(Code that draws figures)
◇ ◇ ◇ ◇ ◇
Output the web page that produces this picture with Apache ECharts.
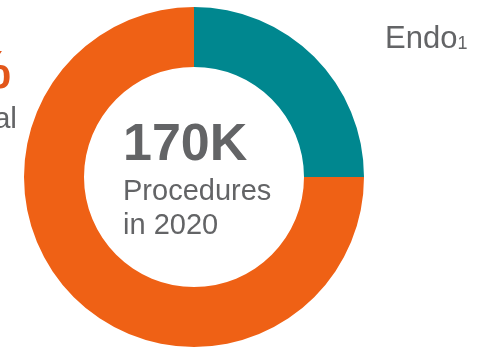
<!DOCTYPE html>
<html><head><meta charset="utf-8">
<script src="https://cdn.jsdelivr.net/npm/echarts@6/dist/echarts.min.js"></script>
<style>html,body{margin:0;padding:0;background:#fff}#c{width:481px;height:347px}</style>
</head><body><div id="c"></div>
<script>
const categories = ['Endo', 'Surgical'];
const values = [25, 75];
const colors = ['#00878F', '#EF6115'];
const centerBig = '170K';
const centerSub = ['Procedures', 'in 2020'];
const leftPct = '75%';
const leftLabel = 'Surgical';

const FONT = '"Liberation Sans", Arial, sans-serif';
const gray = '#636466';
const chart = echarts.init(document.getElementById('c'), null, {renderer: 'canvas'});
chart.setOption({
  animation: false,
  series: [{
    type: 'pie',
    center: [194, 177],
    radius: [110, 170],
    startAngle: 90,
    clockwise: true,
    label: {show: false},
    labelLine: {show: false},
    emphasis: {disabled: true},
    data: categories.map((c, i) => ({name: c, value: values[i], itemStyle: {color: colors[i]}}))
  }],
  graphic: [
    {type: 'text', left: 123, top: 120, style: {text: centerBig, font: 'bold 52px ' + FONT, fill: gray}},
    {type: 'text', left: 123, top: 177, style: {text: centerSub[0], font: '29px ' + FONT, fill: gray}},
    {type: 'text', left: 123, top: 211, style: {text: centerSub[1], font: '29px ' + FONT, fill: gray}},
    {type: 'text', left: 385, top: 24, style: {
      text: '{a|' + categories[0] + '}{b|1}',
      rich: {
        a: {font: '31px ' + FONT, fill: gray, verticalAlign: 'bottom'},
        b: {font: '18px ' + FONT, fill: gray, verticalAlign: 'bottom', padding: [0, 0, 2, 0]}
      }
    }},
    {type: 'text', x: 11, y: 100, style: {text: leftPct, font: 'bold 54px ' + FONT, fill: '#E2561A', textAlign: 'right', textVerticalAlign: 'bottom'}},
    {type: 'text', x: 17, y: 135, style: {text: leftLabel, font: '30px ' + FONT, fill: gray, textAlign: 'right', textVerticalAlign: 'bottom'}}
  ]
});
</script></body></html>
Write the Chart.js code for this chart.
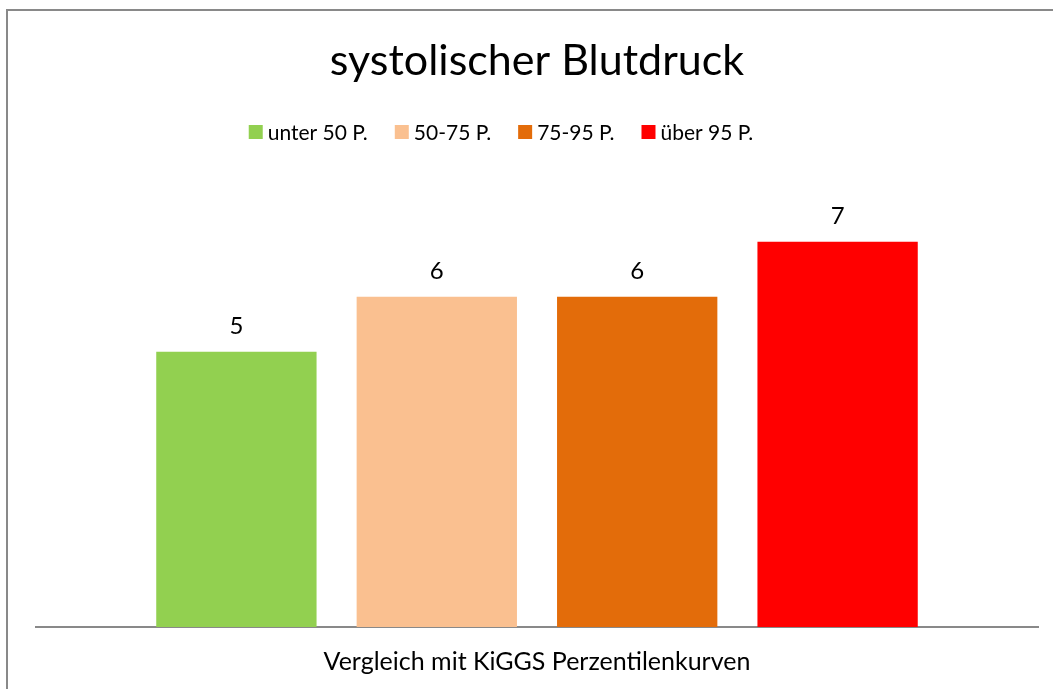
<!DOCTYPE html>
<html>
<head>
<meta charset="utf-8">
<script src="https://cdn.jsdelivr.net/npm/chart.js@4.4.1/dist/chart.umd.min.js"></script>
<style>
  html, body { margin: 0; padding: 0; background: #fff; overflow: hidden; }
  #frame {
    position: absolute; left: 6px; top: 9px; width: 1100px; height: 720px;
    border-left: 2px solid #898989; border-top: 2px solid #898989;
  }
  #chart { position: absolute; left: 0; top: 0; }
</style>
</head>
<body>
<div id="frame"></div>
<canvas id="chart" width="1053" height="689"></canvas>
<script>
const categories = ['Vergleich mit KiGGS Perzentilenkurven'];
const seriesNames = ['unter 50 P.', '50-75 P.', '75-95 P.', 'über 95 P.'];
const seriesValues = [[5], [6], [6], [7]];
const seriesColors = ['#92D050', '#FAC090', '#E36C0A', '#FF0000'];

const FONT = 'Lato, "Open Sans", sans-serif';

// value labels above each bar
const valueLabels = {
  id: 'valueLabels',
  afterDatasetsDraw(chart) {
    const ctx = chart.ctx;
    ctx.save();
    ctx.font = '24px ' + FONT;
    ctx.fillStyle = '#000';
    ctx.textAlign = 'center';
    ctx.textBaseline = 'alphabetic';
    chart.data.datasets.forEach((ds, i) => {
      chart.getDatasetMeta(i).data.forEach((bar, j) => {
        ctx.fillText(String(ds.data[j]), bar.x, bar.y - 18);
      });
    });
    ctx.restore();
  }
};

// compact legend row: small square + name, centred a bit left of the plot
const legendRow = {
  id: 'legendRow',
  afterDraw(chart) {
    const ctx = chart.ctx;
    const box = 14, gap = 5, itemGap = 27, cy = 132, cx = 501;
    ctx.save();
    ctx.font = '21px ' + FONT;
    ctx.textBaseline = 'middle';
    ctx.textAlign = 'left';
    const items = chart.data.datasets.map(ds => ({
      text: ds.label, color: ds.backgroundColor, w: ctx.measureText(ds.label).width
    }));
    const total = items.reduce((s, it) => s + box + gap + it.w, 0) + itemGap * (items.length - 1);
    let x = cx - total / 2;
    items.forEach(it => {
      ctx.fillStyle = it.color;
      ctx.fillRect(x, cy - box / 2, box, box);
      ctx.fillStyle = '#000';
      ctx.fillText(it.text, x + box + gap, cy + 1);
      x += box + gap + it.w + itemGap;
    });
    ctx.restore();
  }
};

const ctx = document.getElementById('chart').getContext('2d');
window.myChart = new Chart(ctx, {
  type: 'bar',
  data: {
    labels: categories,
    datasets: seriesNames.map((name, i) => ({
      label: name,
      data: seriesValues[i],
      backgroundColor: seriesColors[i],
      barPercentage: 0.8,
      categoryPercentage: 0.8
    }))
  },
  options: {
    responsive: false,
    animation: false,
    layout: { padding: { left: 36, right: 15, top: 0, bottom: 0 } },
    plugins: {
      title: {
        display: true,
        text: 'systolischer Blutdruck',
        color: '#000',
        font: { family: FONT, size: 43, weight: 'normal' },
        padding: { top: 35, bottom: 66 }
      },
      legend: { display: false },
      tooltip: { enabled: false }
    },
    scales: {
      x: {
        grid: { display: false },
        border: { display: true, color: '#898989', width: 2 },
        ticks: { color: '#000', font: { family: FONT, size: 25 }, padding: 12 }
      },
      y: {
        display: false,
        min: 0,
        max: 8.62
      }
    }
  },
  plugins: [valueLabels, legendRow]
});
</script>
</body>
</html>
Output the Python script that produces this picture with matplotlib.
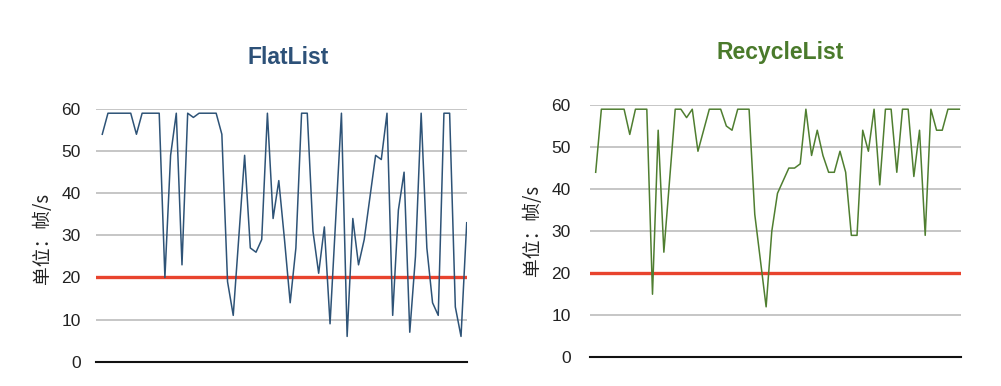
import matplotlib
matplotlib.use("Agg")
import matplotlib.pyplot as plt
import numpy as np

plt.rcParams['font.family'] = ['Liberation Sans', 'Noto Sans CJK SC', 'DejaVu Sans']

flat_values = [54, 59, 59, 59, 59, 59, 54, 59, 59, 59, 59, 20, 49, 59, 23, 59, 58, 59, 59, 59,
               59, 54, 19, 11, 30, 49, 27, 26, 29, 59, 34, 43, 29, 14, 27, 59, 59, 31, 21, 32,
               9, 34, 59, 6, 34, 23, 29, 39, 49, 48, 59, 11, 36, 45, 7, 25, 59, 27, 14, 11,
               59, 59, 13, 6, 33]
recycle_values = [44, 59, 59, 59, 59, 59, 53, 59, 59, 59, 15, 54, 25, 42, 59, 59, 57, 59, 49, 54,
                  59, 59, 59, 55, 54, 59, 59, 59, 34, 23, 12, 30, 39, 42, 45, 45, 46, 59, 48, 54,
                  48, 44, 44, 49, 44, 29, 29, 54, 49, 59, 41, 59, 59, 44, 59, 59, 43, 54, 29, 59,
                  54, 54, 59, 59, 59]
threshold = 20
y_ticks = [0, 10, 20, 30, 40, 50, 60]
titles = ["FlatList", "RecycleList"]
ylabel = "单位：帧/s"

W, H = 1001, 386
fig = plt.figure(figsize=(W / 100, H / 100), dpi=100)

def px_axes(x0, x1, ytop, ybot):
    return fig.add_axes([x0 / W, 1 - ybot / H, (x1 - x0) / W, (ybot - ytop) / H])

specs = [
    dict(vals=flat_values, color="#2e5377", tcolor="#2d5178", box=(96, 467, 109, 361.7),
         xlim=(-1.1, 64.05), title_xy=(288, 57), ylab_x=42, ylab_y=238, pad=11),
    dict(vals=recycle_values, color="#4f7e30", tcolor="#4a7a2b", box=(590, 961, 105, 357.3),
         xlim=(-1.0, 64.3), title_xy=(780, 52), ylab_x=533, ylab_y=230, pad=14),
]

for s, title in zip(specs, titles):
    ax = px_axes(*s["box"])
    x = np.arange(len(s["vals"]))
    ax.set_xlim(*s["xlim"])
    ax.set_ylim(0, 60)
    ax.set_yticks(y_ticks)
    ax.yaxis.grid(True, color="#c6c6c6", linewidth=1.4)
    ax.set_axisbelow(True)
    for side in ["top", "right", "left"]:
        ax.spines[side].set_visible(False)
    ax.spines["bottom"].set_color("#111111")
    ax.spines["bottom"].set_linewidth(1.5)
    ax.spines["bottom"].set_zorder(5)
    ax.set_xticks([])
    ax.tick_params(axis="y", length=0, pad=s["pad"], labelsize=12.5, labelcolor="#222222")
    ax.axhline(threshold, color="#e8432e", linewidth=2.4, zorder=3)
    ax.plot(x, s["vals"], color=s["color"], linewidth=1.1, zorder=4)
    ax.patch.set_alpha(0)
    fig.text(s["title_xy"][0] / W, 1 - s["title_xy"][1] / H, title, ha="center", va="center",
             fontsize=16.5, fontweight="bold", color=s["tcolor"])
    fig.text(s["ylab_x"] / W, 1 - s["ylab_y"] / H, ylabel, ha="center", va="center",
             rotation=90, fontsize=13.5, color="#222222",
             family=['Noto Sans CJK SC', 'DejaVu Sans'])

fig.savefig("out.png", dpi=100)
◇ ◇ ◇ ◇ ◇
What the task asks
Exactly as they appear, write out the lines from the one containing "Output the Python" down to the one containing "plt.rcParams['font.family'] = ['Liberation", both included. Pictures are left out.

Response to this task
Output the Python script that produces this picture with matplotlib.
import matplotlib
matplotlib.use("Agg")
import matplotlib.pyplot as plt
import numpy as np

plt.rcParams['font.family'] = ['Liberation Sans', 'Noto Sans CJK SC', 'DejaVu Sans']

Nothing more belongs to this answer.